## start

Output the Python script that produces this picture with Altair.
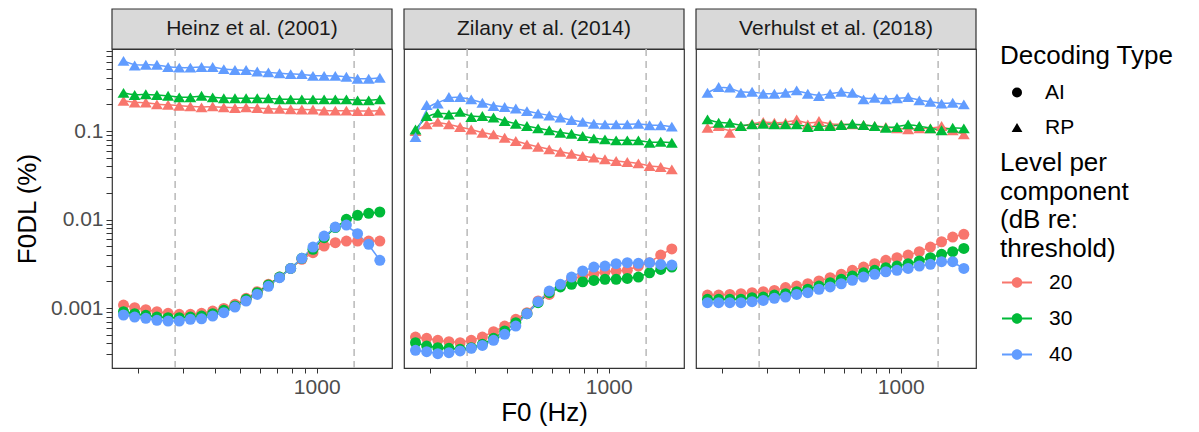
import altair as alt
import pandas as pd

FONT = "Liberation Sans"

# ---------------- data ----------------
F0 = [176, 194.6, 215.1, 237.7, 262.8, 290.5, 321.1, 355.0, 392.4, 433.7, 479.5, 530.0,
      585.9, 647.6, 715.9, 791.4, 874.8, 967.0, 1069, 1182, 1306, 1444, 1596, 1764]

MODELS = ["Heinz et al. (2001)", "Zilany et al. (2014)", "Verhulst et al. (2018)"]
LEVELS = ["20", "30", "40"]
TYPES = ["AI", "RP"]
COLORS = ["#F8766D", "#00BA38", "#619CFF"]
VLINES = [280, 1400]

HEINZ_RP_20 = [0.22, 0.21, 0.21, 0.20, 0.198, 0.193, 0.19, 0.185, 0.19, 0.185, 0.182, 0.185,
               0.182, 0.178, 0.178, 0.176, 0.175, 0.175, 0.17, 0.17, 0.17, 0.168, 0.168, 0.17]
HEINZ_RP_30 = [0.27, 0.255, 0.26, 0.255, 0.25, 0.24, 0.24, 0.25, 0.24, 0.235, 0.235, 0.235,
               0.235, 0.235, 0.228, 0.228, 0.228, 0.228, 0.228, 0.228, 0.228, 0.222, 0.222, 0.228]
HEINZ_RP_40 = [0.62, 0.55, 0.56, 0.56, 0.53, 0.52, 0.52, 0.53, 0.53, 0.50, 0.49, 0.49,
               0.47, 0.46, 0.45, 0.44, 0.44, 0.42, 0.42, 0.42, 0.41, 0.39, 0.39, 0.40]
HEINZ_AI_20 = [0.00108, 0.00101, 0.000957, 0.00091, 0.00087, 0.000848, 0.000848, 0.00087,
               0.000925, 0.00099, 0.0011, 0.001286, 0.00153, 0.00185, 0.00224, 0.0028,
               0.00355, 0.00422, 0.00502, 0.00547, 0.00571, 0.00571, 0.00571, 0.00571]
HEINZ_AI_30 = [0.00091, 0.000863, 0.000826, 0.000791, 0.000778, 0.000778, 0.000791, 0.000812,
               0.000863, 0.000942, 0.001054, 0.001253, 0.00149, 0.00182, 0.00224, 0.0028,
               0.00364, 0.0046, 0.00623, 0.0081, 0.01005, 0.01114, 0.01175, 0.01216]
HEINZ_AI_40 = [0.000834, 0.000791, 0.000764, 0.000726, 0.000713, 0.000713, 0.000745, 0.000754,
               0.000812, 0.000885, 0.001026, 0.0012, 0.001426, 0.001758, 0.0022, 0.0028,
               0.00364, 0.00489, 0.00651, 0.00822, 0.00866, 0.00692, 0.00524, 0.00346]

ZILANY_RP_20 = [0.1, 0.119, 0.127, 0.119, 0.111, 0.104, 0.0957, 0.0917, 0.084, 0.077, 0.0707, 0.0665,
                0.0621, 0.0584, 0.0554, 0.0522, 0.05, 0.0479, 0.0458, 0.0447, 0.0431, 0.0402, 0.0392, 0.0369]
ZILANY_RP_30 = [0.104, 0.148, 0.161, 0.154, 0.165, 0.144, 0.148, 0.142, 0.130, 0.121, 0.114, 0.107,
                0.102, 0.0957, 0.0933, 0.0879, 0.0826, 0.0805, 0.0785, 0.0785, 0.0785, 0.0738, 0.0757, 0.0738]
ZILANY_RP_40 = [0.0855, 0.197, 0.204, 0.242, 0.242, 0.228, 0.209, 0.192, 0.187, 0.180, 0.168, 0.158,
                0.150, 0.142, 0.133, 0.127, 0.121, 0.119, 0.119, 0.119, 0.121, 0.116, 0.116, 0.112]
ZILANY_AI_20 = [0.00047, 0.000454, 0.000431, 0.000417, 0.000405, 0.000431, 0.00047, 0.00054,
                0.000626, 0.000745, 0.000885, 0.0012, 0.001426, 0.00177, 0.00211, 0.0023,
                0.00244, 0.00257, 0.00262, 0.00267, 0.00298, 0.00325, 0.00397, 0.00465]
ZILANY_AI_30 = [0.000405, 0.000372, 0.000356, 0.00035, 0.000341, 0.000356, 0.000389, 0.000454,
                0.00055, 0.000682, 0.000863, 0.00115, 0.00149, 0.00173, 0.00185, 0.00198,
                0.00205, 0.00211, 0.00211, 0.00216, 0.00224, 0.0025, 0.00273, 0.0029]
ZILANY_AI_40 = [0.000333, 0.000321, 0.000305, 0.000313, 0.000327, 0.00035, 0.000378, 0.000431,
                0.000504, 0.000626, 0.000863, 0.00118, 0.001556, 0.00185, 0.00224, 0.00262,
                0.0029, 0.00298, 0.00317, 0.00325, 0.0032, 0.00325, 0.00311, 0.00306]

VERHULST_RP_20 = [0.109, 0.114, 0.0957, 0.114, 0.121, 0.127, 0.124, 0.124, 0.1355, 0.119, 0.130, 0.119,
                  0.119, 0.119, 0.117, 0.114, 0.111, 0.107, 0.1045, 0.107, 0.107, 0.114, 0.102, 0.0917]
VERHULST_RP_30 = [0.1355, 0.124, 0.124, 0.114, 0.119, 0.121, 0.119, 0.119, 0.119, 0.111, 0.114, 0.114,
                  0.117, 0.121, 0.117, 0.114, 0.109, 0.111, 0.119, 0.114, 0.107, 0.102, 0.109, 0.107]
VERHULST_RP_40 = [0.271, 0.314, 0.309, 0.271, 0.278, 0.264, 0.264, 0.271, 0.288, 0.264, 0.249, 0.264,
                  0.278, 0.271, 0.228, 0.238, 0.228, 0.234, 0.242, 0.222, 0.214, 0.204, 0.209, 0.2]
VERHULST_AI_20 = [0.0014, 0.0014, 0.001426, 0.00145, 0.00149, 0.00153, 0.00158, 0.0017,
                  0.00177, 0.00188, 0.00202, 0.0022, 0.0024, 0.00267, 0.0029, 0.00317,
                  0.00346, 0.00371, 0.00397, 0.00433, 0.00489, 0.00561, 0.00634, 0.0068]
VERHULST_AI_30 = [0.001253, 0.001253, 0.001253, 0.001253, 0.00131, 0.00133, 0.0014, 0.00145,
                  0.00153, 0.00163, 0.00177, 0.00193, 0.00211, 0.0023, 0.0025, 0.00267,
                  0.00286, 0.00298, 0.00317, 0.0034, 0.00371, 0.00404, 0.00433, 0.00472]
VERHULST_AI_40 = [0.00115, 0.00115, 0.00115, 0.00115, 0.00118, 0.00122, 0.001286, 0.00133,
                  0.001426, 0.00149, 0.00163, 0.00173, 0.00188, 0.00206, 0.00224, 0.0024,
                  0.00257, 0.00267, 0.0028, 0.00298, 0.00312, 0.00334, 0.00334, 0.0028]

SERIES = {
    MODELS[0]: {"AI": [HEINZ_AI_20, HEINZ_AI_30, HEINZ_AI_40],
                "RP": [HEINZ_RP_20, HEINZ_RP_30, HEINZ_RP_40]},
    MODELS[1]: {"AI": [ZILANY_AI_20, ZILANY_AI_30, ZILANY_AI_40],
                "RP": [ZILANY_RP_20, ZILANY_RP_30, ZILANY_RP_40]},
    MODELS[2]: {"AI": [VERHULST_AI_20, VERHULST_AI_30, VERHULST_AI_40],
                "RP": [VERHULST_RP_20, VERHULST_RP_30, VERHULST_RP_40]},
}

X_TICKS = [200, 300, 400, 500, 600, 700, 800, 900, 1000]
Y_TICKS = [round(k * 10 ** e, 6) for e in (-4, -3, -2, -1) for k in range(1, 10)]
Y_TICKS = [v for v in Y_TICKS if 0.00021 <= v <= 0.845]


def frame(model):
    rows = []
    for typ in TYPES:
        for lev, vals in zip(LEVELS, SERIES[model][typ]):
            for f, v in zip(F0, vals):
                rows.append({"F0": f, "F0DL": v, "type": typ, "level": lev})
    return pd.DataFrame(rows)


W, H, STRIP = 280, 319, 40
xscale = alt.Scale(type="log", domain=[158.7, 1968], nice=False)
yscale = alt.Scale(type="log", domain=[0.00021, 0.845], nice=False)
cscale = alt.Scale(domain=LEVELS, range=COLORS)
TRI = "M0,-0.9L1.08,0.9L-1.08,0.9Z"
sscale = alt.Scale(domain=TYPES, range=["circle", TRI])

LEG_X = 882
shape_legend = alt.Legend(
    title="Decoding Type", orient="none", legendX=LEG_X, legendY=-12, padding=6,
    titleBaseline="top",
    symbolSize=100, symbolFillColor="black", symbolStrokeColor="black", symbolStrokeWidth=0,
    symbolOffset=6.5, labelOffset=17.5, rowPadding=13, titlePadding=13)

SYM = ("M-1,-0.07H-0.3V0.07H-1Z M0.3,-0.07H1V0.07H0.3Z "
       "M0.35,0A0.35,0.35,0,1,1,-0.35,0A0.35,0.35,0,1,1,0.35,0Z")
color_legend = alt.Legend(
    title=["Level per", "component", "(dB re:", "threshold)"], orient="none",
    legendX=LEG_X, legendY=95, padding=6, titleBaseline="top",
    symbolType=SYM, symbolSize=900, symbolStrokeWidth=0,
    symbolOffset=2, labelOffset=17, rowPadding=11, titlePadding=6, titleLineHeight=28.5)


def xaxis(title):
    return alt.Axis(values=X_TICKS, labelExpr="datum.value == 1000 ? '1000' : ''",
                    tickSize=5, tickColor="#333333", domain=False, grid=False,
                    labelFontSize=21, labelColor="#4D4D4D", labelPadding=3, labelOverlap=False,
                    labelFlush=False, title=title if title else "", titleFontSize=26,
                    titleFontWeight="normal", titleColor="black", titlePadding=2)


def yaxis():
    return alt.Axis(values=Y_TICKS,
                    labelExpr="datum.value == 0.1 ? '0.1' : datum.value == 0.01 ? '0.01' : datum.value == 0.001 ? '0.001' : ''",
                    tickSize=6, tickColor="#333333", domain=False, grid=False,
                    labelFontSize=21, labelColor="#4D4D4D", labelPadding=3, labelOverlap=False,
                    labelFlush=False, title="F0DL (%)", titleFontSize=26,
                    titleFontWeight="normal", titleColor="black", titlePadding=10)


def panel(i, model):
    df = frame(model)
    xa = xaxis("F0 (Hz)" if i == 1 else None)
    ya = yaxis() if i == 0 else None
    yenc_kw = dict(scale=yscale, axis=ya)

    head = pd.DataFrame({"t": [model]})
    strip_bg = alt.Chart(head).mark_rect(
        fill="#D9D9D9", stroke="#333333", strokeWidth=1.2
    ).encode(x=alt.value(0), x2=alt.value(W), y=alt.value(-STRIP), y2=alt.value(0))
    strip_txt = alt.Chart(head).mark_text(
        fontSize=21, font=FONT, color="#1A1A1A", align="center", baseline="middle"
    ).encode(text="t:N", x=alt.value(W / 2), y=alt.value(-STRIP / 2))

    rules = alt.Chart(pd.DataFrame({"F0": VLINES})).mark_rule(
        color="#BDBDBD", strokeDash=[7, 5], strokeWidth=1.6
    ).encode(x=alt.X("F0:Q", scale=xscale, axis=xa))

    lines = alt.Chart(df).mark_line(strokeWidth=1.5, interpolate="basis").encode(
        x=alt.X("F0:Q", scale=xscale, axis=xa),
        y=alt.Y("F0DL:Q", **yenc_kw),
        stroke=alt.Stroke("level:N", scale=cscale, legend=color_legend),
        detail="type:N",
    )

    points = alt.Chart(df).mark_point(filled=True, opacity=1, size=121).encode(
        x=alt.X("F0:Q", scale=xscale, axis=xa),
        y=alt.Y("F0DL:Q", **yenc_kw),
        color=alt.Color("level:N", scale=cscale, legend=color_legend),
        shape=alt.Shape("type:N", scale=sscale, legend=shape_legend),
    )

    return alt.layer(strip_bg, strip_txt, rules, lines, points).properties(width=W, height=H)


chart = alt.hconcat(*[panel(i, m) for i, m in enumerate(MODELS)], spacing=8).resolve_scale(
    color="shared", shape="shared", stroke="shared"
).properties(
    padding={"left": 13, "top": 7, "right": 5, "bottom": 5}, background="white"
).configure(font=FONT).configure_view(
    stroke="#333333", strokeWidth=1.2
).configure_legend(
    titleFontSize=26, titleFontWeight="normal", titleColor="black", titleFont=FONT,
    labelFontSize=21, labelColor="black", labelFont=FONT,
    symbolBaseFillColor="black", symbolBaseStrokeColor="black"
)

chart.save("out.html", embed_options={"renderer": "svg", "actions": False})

## end

Given problem: Copy nothing but the lines from the top of the material through the line holding "VLINES = [280, 1400]", exactly as written; omit pictures.

Exercise response:
Output the Python script that produces this picture with Altair.
import altair as alt
import pandas as pd

FONT = "Liberation Sans"

# ---------------- data ----------------
F0 = [176, 194.6, 215.1, 237.7, 262.8, 290.5, 321.1, 355.0, 392.4, 433.7, 479.5, 530.0,
      585.9, 647.6, 715.9, 791.4, 874.8, 967.0, 1069, 1182, 1306, 1444, 1596, 1764]

MODELS = ["Heinz et al. (2001)", "Zilany et al. (2014)", "Verhulst et al. (2018)"]
LEVELS = ["20", "30", "40"]
TYPES = ["AI", "RP"]
COLORS = ["#F8766D", "#00BA38", "#619CFF"]
VLINES = [280, 1400]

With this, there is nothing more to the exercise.